Listening in the way described by Brueggemann gives prayer another nuance. It isn’t only what we say to the Father, what we choose to do or how we want to live our life, but prayer is also an act of active listening to what the Father is saying in the Son through His Church, what He wants of us and how He wants us to live. Thus, prayer becomes a kind of virtue; a repeated action, a habit that makes the good possible and unravels the beauty lurking in our own realities.
There is another detail in Luke’s account of the Transfiguration, “Jesus took with Him Peter and John and James and went up the mountain to pray.” Notice the clause, “Jesus took with Him…” Prayer is never a private thing we do.

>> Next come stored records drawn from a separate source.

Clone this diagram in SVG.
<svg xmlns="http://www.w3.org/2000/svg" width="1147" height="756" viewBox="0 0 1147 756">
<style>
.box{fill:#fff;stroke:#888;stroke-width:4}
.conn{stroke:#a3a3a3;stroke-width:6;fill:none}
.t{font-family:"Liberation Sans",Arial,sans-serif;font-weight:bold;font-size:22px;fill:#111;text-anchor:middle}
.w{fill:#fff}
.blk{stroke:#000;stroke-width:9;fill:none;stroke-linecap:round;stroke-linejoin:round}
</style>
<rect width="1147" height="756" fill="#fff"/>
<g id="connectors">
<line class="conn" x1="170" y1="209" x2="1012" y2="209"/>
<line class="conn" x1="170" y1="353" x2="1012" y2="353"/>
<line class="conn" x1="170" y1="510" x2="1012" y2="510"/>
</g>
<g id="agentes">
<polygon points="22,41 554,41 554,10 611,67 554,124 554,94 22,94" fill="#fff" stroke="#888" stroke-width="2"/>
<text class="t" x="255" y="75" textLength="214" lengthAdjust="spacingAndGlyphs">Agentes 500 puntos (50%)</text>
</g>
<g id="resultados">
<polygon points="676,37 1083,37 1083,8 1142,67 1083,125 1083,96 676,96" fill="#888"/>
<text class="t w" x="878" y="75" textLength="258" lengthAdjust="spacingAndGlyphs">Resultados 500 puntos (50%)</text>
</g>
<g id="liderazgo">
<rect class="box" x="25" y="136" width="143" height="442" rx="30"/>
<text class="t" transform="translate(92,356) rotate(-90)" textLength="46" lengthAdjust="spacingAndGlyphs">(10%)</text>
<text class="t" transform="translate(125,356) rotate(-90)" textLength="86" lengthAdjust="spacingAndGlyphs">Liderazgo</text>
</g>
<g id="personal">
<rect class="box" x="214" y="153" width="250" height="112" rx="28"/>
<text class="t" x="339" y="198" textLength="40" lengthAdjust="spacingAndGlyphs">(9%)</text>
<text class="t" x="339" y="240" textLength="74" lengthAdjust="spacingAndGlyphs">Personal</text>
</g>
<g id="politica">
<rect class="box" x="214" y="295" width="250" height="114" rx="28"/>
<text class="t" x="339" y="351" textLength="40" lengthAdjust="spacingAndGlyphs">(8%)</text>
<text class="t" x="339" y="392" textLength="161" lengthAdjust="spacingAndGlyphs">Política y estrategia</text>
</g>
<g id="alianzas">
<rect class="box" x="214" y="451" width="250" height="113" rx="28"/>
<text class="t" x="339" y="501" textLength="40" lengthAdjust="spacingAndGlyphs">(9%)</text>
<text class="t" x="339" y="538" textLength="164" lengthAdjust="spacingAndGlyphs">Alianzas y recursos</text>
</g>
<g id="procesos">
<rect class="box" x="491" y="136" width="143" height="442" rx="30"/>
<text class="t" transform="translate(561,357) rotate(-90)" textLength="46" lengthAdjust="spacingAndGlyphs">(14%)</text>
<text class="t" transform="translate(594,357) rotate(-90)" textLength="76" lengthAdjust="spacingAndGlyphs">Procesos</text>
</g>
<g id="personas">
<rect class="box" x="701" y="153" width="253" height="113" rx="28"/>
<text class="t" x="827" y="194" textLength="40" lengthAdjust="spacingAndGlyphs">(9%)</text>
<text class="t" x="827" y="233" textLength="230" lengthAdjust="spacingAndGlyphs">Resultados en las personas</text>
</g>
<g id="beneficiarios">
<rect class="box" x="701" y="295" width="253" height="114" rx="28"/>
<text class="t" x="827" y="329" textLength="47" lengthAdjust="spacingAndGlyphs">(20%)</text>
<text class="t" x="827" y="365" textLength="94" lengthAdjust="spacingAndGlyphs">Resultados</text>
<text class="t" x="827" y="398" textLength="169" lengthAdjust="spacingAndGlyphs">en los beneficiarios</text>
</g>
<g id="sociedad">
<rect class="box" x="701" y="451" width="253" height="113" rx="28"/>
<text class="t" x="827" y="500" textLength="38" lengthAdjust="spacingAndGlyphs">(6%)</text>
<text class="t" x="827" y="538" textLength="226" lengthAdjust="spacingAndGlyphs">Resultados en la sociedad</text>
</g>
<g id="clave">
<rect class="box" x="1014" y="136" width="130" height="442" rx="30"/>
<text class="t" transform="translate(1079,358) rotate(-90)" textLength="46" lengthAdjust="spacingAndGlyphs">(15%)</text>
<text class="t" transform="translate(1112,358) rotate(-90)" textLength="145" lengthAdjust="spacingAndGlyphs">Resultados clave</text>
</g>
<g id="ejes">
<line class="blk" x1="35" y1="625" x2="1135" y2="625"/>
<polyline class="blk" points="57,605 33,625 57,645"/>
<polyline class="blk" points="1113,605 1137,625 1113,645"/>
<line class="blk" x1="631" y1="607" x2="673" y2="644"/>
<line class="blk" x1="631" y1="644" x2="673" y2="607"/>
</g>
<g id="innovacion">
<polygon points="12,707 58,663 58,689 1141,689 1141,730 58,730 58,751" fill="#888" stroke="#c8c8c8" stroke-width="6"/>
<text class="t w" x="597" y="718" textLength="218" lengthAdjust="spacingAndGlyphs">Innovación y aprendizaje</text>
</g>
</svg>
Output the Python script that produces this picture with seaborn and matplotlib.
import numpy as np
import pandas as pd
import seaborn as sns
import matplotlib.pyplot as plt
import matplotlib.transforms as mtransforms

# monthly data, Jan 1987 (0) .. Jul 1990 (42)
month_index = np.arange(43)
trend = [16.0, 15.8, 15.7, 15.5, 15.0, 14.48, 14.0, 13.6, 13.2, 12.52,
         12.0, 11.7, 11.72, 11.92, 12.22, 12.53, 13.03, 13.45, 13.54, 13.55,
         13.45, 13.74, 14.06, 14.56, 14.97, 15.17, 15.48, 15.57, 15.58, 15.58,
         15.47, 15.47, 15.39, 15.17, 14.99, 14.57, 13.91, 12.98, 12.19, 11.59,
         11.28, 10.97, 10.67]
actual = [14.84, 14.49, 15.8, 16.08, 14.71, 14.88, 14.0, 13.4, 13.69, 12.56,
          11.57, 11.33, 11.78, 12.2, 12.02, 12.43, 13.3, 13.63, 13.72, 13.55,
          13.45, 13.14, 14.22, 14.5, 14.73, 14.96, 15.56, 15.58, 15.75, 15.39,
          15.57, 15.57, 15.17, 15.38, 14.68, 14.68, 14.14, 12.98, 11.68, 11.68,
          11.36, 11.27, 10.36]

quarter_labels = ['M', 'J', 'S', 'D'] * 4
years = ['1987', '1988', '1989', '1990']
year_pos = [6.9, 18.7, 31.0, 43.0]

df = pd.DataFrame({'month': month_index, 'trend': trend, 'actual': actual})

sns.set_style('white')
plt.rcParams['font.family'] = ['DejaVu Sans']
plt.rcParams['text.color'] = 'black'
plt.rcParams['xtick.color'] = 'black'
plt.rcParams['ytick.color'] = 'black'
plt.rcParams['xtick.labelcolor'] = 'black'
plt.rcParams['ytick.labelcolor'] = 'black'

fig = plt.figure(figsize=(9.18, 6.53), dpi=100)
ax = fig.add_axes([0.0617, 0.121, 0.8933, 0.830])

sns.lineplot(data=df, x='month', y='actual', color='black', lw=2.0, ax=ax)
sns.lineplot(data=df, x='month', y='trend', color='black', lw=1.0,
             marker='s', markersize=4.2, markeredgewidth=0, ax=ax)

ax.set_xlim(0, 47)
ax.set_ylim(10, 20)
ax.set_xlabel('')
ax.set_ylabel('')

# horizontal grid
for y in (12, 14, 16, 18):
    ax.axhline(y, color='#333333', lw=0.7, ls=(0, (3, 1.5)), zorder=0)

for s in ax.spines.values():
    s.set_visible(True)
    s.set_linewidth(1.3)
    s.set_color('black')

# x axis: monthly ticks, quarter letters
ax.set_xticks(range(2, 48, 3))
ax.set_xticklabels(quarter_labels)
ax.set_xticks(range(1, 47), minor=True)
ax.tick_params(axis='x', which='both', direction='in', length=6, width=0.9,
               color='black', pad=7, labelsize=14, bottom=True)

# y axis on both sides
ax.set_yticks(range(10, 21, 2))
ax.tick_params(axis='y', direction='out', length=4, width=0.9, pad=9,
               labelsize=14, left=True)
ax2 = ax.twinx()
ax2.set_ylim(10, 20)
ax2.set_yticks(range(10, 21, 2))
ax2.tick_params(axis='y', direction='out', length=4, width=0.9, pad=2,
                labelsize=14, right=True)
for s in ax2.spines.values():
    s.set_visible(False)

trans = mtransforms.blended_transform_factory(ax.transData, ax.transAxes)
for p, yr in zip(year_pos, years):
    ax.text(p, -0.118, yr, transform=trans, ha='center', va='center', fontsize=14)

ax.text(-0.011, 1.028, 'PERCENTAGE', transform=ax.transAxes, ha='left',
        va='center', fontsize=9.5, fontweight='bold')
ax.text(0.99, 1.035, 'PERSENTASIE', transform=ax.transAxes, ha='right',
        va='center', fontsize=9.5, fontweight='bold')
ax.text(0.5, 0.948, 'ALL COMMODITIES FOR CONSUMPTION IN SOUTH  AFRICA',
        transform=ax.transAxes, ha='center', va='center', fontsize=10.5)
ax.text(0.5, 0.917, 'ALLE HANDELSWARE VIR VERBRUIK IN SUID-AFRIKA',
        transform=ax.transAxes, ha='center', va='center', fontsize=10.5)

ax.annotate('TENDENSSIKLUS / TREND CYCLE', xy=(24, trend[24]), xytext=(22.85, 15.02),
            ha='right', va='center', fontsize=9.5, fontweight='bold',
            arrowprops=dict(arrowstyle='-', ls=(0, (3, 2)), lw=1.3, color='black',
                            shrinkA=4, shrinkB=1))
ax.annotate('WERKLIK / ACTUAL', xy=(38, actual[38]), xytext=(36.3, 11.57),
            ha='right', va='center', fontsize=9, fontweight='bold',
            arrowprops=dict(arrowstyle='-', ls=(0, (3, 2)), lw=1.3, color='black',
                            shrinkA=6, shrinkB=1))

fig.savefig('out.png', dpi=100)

It is always Jesus taking us with Him. It is always the Bridegroom, Christ taking the hands of His Bride, we, the Church. He takes His Bride out of the plains, the familiar, Her own reality and journeys with Her so that She will know and love Him.
So, He takes Her up the mountain, giving Her opportunity to let go of the baggage She has accumulated. He helps His Bride to be free of self-preoccupation and self-love which stands in Her way of knowing and loving Him. Climbing the mountain is another metaphor in Luke’s Gospel for prayer through which the Transfiguration is possible. Like Peter and John and James, Jesus wants to take us up the mountain. He wants us to take His Hand and journey with Him.